◆ **What the task requires**
Write out the listing, please, but only from its first line through the line containing "['13.12', '14.12', '15.12', '16.12', '17.12', '18.12']", exactly as given and without pictures.

Entries with chart source code:
***

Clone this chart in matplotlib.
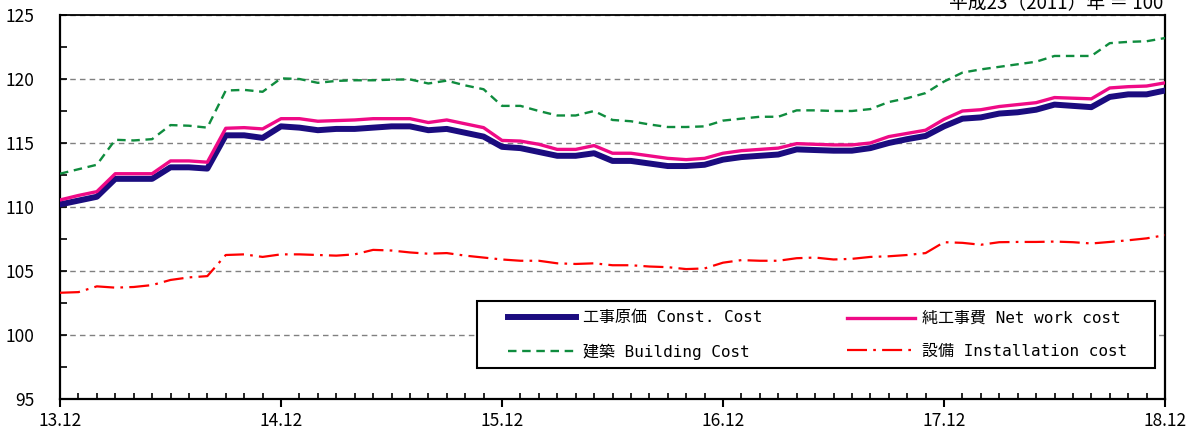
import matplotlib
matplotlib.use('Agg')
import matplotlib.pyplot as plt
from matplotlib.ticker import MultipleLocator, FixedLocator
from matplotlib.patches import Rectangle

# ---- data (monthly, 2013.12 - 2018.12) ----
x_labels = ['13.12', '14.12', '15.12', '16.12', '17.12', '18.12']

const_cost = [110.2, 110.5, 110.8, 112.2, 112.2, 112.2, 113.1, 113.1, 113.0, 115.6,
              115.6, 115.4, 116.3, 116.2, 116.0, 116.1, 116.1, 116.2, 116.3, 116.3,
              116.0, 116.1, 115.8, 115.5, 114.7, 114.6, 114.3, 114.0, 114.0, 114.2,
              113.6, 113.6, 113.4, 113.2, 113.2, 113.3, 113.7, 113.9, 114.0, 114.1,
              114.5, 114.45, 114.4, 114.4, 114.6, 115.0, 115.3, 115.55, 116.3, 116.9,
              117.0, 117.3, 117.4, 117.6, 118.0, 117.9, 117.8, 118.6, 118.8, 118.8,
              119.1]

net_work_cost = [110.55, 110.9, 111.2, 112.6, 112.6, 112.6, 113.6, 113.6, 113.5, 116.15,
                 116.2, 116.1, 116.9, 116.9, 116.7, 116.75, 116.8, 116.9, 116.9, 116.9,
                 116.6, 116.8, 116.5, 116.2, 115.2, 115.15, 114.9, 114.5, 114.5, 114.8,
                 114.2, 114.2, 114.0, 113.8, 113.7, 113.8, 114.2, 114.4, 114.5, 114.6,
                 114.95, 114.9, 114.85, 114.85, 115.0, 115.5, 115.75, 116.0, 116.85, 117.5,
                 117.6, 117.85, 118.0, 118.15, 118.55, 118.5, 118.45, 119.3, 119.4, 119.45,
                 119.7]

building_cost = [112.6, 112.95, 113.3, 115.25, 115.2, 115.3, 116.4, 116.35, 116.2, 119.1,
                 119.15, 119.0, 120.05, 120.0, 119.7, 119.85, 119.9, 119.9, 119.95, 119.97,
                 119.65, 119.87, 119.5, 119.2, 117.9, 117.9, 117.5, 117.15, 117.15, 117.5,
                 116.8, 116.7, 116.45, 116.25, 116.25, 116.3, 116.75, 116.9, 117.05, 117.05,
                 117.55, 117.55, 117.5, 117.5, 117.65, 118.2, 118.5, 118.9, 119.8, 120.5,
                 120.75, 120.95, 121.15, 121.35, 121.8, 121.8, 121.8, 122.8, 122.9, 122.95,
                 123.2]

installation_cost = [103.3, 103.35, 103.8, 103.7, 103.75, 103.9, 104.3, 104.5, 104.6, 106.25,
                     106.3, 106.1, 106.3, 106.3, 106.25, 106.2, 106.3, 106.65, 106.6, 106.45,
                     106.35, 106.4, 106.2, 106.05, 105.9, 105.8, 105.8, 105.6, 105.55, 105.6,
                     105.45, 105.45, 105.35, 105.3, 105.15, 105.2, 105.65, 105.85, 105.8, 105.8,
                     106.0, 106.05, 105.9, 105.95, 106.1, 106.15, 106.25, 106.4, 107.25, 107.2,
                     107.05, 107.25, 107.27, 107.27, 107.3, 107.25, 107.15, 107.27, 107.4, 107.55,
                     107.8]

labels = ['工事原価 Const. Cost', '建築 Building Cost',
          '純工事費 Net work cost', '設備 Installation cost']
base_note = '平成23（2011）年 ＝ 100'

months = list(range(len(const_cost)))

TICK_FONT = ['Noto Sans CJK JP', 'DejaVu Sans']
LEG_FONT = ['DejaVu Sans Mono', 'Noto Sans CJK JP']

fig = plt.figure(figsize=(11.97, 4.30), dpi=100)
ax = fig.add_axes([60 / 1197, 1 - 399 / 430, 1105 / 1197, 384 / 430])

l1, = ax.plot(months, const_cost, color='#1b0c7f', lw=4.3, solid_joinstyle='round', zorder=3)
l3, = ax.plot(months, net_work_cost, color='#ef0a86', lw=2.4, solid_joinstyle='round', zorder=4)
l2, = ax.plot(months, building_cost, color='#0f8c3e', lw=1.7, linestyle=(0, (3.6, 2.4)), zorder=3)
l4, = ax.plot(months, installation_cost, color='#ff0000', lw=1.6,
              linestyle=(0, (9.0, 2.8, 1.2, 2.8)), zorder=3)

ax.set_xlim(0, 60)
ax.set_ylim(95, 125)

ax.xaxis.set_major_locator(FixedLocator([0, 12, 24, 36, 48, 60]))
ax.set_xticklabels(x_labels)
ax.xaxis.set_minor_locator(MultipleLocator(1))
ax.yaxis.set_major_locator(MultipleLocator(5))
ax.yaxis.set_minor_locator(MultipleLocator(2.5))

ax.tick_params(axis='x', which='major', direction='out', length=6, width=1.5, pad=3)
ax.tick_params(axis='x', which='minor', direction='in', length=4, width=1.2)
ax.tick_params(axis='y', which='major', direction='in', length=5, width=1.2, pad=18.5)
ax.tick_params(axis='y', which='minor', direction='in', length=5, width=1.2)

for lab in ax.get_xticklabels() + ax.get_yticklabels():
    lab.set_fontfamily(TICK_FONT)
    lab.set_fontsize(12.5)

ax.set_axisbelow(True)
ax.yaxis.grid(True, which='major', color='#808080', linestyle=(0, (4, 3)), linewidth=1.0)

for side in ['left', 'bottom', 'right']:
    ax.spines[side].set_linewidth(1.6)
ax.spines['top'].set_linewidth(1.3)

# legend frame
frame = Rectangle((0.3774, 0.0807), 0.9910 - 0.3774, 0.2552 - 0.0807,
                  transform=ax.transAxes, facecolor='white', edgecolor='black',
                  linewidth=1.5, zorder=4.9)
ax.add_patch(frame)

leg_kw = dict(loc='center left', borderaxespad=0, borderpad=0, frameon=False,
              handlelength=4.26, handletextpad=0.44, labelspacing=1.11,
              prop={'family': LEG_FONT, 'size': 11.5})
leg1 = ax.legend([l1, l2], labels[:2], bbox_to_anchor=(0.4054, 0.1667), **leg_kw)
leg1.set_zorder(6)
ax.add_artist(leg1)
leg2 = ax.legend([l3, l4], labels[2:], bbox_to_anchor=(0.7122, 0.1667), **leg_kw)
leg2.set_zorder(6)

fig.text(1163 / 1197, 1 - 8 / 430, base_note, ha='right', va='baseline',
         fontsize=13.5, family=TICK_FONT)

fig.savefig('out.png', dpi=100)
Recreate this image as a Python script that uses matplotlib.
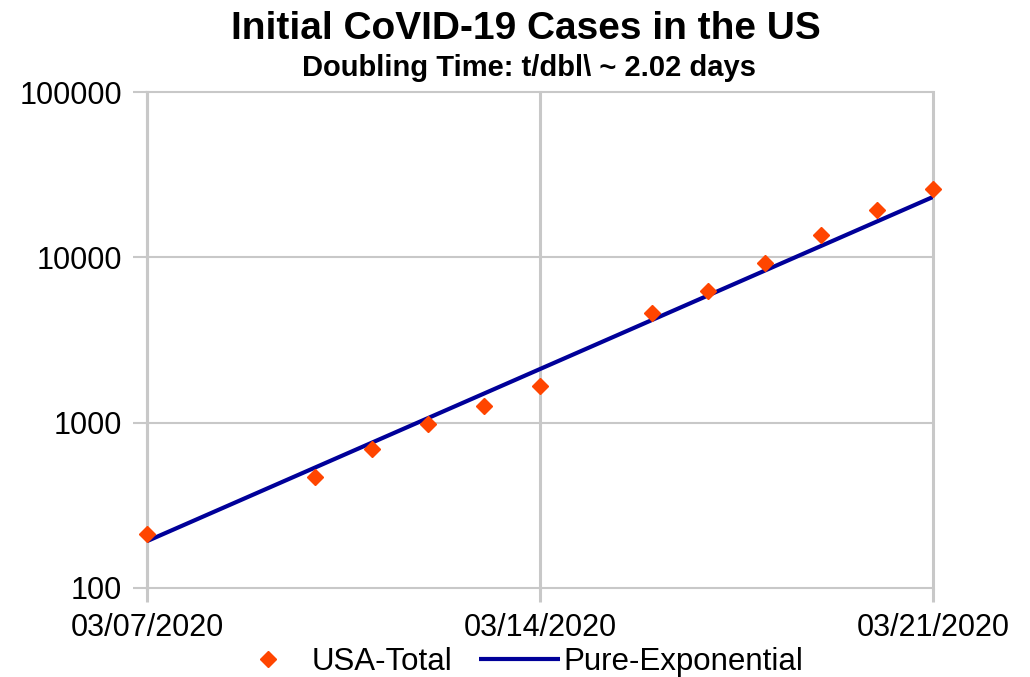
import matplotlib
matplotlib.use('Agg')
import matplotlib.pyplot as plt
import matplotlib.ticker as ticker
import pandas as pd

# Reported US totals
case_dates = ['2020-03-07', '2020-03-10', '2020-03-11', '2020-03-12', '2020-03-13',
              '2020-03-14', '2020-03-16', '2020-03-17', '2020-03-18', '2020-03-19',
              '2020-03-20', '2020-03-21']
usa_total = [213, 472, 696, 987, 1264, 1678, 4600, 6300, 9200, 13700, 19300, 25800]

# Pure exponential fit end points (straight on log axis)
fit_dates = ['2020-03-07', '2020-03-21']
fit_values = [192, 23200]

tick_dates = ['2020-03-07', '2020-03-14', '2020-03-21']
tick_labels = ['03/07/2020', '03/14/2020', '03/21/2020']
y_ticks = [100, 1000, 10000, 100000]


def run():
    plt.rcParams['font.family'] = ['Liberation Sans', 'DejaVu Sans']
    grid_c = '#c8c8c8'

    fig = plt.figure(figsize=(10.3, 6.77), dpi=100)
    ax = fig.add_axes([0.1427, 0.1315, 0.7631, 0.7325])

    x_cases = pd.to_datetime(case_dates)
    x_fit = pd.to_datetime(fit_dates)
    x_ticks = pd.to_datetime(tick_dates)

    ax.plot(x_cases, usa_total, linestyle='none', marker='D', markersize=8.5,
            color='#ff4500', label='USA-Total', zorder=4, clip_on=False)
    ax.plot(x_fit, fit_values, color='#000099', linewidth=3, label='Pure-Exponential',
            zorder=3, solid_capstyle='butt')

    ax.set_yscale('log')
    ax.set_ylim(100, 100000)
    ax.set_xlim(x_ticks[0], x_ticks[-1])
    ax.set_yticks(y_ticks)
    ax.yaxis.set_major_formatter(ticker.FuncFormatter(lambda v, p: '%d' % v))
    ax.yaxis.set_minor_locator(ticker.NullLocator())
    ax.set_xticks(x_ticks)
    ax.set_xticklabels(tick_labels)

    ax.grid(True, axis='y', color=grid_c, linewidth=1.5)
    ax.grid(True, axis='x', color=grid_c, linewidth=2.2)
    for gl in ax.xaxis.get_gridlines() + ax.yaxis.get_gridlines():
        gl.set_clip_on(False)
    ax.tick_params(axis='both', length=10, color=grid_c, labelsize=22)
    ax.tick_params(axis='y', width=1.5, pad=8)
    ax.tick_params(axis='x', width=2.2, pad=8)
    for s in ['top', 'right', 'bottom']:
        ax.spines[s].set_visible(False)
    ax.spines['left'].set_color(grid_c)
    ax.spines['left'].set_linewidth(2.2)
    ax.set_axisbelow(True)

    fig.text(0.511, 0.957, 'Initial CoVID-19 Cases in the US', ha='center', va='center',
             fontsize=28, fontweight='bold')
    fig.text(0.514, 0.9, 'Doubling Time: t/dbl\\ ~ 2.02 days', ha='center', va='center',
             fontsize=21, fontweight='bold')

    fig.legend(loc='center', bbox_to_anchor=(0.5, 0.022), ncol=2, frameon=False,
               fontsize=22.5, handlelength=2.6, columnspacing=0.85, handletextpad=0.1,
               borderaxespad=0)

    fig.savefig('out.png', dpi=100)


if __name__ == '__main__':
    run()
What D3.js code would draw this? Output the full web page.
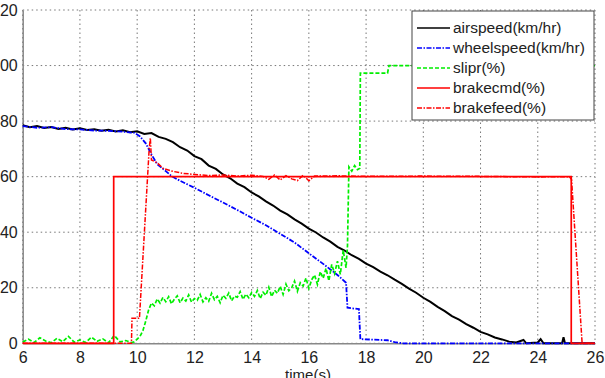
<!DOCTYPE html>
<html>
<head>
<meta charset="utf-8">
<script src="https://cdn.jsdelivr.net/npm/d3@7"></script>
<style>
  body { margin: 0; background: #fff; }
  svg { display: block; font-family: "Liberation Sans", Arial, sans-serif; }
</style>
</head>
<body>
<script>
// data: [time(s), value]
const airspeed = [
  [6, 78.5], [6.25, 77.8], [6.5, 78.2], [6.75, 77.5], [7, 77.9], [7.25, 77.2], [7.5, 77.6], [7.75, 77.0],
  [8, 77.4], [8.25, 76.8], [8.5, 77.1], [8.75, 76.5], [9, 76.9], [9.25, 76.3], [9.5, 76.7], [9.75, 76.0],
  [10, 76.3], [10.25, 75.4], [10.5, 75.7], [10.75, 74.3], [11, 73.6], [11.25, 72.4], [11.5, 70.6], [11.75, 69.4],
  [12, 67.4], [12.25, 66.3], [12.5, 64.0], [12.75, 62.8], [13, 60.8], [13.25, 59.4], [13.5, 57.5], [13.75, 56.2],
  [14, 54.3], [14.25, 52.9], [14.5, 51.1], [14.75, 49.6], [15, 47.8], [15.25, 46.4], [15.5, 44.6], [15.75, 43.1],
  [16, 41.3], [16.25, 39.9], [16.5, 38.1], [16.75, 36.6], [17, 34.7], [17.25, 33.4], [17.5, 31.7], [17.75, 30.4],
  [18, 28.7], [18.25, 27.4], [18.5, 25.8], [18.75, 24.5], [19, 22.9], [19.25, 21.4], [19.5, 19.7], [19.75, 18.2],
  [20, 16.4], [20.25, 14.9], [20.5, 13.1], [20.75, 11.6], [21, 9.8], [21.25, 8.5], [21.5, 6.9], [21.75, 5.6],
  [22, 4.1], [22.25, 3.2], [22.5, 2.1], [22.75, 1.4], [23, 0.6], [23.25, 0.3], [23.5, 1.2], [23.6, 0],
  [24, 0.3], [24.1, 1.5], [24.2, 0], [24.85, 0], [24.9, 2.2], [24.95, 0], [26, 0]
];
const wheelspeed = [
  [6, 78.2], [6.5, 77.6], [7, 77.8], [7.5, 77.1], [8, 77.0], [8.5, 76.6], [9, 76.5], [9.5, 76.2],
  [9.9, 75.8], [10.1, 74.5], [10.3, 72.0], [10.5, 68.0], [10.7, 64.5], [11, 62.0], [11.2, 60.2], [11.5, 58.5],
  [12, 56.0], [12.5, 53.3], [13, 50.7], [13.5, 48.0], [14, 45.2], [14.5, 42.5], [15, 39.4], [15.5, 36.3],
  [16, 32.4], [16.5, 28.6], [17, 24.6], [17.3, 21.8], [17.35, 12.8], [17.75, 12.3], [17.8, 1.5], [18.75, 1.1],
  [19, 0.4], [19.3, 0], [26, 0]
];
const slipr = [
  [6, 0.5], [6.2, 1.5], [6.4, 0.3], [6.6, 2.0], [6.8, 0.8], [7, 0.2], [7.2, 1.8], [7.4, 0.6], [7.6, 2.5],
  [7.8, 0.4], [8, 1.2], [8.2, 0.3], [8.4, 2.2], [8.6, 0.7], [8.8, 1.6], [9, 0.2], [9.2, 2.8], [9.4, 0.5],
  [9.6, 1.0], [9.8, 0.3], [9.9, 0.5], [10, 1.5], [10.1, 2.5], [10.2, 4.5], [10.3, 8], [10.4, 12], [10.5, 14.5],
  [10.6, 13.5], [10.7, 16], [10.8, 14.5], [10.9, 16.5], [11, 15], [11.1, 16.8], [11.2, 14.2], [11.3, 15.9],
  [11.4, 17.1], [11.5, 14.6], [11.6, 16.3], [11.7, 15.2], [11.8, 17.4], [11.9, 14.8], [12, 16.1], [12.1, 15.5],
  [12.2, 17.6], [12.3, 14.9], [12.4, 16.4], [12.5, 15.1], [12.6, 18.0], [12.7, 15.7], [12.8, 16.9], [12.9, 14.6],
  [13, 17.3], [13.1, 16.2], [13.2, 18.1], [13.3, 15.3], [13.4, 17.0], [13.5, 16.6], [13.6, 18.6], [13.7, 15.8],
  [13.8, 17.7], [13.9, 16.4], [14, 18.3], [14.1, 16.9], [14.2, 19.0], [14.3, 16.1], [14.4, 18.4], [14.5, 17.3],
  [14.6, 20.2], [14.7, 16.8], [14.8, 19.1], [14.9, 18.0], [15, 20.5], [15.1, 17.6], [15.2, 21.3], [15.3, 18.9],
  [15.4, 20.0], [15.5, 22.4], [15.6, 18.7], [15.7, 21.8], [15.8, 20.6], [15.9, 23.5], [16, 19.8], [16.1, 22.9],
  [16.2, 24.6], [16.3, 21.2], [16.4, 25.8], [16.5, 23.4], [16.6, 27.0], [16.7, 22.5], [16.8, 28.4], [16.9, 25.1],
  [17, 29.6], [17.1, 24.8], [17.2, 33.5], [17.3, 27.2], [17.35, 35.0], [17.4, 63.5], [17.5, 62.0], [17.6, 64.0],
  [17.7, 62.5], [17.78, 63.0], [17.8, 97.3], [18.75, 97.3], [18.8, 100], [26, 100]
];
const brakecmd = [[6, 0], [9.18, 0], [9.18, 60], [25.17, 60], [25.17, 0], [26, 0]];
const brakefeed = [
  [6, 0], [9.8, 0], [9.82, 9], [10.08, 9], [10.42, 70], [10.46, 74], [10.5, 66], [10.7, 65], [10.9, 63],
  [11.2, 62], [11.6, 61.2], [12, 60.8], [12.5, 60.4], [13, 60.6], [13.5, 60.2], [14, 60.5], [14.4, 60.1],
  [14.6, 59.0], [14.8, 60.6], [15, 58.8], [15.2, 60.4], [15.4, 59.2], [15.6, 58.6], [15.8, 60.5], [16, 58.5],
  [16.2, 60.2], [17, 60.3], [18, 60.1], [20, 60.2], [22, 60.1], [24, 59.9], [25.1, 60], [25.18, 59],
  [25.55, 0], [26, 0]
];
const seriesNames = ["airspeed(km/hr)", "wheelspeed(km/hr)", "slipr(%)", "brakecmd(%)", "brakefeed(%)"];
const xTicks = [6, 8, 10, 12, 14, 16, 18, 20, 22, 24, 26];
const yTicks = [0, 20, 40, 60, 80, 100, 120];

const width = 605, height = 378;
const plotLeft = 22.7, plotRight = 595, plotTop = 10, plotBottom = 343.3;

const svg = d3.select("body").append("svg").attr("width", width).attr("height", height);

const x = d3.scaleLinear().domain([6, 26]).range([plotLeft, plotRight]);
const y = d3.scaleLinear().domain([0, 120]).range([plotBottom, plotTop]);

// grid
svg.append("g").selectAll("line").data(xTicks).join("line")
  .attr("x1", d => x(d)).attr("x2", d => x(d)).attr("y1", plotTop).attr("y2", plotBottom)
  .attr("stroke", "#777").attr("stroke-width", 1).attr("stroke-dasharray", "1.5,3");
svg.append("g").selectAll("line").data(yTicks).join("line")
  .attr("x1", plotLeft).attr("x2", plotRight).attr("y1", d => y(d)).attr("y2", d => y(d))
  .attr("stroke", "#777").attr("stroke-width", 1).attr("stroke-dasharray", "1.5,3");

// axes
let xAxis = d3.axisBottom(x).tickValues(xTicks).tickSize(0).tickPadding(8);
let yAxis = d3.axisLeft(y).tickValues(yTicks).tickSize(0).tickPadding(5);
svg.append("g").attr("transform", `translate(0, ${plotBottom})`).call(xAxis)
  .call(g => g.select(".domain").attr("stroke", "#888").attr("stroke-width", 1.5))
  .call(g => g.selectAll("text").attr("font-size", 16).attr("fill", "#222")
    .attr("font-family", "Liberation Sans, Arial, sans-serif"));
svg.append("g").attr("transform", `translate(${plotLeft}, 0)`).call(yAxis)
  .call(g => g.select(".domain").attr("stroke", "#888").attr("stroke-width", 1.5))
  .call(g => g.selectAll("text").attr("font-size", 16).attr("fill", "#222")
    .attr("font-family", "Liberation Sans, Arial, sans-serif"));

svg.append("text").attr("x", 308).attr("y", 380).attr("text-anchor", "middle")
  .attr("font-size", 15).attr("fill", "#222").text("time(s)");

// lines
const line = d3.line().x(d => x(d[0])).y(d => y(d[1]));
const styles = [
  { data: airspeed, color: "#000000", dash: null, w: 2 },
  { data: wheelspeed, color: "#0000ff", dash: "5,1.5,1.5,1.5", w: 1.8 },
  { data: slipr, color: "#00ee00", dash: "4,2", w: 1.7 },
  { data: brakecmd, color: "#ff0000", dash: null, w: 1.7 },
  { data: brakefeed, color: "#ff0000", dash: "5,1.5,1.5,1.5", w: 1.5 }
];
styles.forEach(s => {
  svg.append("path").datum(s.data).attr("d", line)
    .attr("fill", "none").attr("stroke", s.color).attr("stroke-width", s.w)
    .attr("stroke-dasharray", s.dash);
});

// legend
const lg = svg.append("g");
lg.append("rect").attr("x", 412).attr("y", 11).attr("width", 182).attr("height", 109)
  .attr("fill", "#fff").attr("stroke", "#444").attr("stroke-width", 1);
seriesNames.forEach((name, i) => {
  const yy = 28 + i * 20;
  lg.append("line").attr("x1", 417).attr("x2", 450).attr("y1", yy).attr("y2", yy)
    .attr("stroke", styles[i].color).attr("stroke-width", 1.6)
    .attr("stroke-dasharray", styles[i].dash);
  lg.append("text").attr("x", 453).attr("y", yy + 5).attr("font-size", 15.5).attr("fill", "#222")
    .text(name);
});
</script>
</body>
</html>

***

◆ **Full output**
Clone this chart in matplotlib.
import matplotlib
matplotlib.use('Agg')
import matplotlib.pyplot as plt
from matplotlib.ticker import MultipleLocator, FixedLocator
from matplotlib.patches import Rectangle

# ---- data (monthly, 2013.12 - 2018.12) ----
x_labels = ['13.12', '14.12', '15.12', '16.12', '17.12', '18.12']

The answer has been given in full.